Qu'est-ce que penser, se demande Pascal Quignard (né en 1948) dans cet essai littéraire de haute volée. Auteur de nombreux ouvrages - Le Sexe et l’effroi, La Nuit sexuelle, La Haine de la musique - mais aussi de romans (Tous les matins du monde), Pascal Quignard est aussi discret que prolifique. Réfléchissant par les mots aussi bien à la littérature, la musique et la peinture, il explore les plis et replis de la pensée, ce qu'elle dissimule de sens, ses secrets, sa beauté, ses mystères, dans une aventure hors du commun.

Mourir de penser (un titre fort étrange) est le neuvième titre inscrit dans une vaste entreprise intitulée ''Dernier Royaume''. Dans ce cycle, Pascal Guignard explore le passé, le présent en mouvement, à travers la langue, agrémentant son exploration de références livresques aussi précises qu’éclairantes, une érudition impressionnante revenant à la source des mots, qu'elle soit grecque ou latine. Pascal Quignard ne pense pas par concept, il tisse une matière sensible par la pensée ou le conte. Il ne s’agit pas ici d’une pensée philosophique comme on l’entend habituellement mais d’une pensée qui tente de se rendre charnelle, cherchant à embrasser toute la matière de l’existence.

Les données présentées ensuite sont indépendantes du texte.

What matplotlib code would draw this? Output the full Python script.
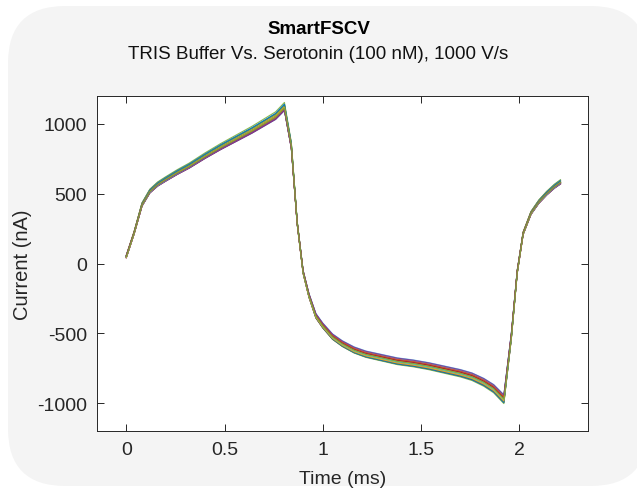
import matplotlib
matplotlib.use("Agg")
import matplotlib.pyplot as plt
from matplotlib.patches import FancyBboxPatch
import numpy as np

plt.rcParams['axes.unicode_minus'] = False

# mean voltammogram (time in ms, current in nA)
t_ms = [0.0, 0.04, 0.08, 0.12, 0.16, 0.20, 0.26, 0.32, 0.40, 0.48, 0.56, 0.64,
        0.70, 0.76, 0.805, 0.84, 0.87, 0.90, 0.93, 0.965, 1.00, 1.05, 1.10,
        1.16, 1.22, 1.30, 1.38, 1.46, 1.54, 1.62, 1.70, 1.76, 1.82, 1.87,
        1.922, 1.96, 1.99, 2.02, 2.06, 2.10, 2.14, 2.18, 2.21]
current_nA = [50, 220, 420, 515, 565, 600, 650, 695, 765, 830, 890, 950,
              1000, 1050, 1115, 840, 290, -60, -230, -375, -445, -525, -575,
              -620, -650, -675, -700, -715, -735, -760, -785, -810, -850, -895,
              -970, -520, -60, 215, 360, 440, 500, 550, 580]

# scan-to-scan spread (gain, offset in nA), estimated from the bundle width
scan_gain = [1.00, 0.985, 1.02, 0.99, 1.01, 0.98, 1.015, 1.00, 0.99, 1.01,
             0.995, 1.035, 0.98, 1.005, 1.02, 0.99, 1.01, 0.985, 1.015, 1.00,
             0.995, 1.025, 0.99, 1.01, 0.98, 1.0]
scan_offset = [0, 6, -5, 9, -8, 3, -10, 5, -3, 8, -6, 0, 10, -9, 4,
               -4, 7, -2, 2, -7, 3, -3, 6, -6, 8, -1]

matlab_colors = ['#0072BD', '#D95319', '#EDB120', '#7E2F8E', '#77AC30',
                 '#4DBEEE', '#A2142F']

fig = plt.figure(figsize=(6.37, 4.89), dpi=100, facecolor='white')

# rounded grey panel behind everything
bg = FancyBboxPatch((8 / 637, 2 / 489), 640 / 637, 480 / 489,
                    boxstyle="round,pad=0,rounding_size=0.09",
                    transform=fig.transFigure, facecolor='#f4f4f4',
                    edgecolor='none', zorder=-10, mutation_aspect=637 / 489)
fig.patches.append(bg)

ax = fig.add_axes([0.152, 0.1166, 0.771, 0.685])
ax.set_facecolor('white')

base = np.array(current_nA)
for i in range(len(scan_gain)):
    ax.plot(t_ms, base * scan_gain[i] + scan_offset[i],
            color=matlab_colors[i % 7], lw=0.8, alpha=0.85)

ax.set_xlim(-0.15, 2.35)
ax.set_ylim(-1200, 1200)
ax.set_xticks([0, 0.5, 1, 1.5, 2])
ax.set_xticklabels(['0', '0.5', '1', '1.5', '2'])
ax.set_yticks([-1000, -500, 0, 500, 1000])

fnt = 'Liberation Sans'
for s in ax.spines.values():
    s.set_color('#262626')
    s.set_linewidth(0.7)
ax.tick_params(direction='in', length=5, width=0.7, color='#262626',
               top=True, right=True, labelsize=14, labelcolor='#262626', pad=7)
for lab in ax.get_xticklabels() + ax.get_yticklabels():
    lab.set_family(fnt)

ax.set_xlabel('Time (ms)', fontsize=14, family=fnt, color='#262626', labelpad=9)
ax.set_ylabel('Current (nA)', fontsize=14.5, family=fnt, color='#262626', labelpad=4)

fig.text(0.5, 0.939, 'SmartFSCV', ha='center', va='center', fontsize=13.5,
         weight='bold', family=fnt, color='black')
fig.text(0.5, 0.888, 'TRIS Buffer Vs. Serotonin (100 nM), 1000 V/s',
         ha='center', va='center', fontsize=13.5, family=fnt, color='#111111')

fig.savefig('out.png', dpi=100, facecolor='white')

Parlant du vieux chien Argos qui reconnaît son maître Ulysse alors que les autres hommes ne le reconnaissent pas car il s’est déguisé, il écrit  : «Ainsi le premier être qui pense dans Homère se trouve être un chien parce que le verbe «noein» (qui est le verbe grec qu'on traduit par penser) voulait dire d'abord «flairer». Penser, c'est renifler la chose neuve qui surgit dans l'air qui entoure. C'est intuitionner au-delà des haillons, au-delà du visage barbouillé de noir, au sein de l'apparence fausse, au fond de l'environnement qui ne cesse de se modifier, la proie, une vitesse, le temps lui-même, un bondissement, une mort possible. Nous sommes provenus d'une espèce où la prédation dominait sur toute contemplation. La contemplation, en grec, se disait theôria. La proie s'engloutissait dans le dévorateur. La proie n'était pas contemplable sans une agression presque immédiate, sans la destruction consécutive à la vision ; et sans sa dévoration exhaustive dans les restes de la charogne désarticulée par chaque prédateur rassasié» (pp.21-22). Cet extrait donne l’étendue du style - simple mais au service d'une pensée complexe - de Pascal Quignard. Cet essai littéraire tente de retrouver le sens précis et profond des mots, de dire la beauté et la complexité, le flux et le reflux de la langue et de la chair.

A n'en pas douter, le lecteur risque d'être à un moment un peu perdu car ce n'est pas un livre que l'on assimile en une seule fois ; on doit le relire pour en goûter toutes les saveurs. On le porte en silence, en soi. On s'y perd, on s'y retrouve, il chemine en nous lentement et sûrement. Sa respiration et son rythme sont subtils et complexes. Mourir de penser, au fond, parle du lien entre la pensée et la mort, dans la joie ou dans la dépression. Sans doute parce que la pensée fonctionne comme la clepsydre, cette horloge à eau qui fonctionne sur le principe d'un écoulement régulier : cet essai littéraire dépose goutte à goutte des mots qui couleront en nous pour nous faire sentir le mystère du monde du temps.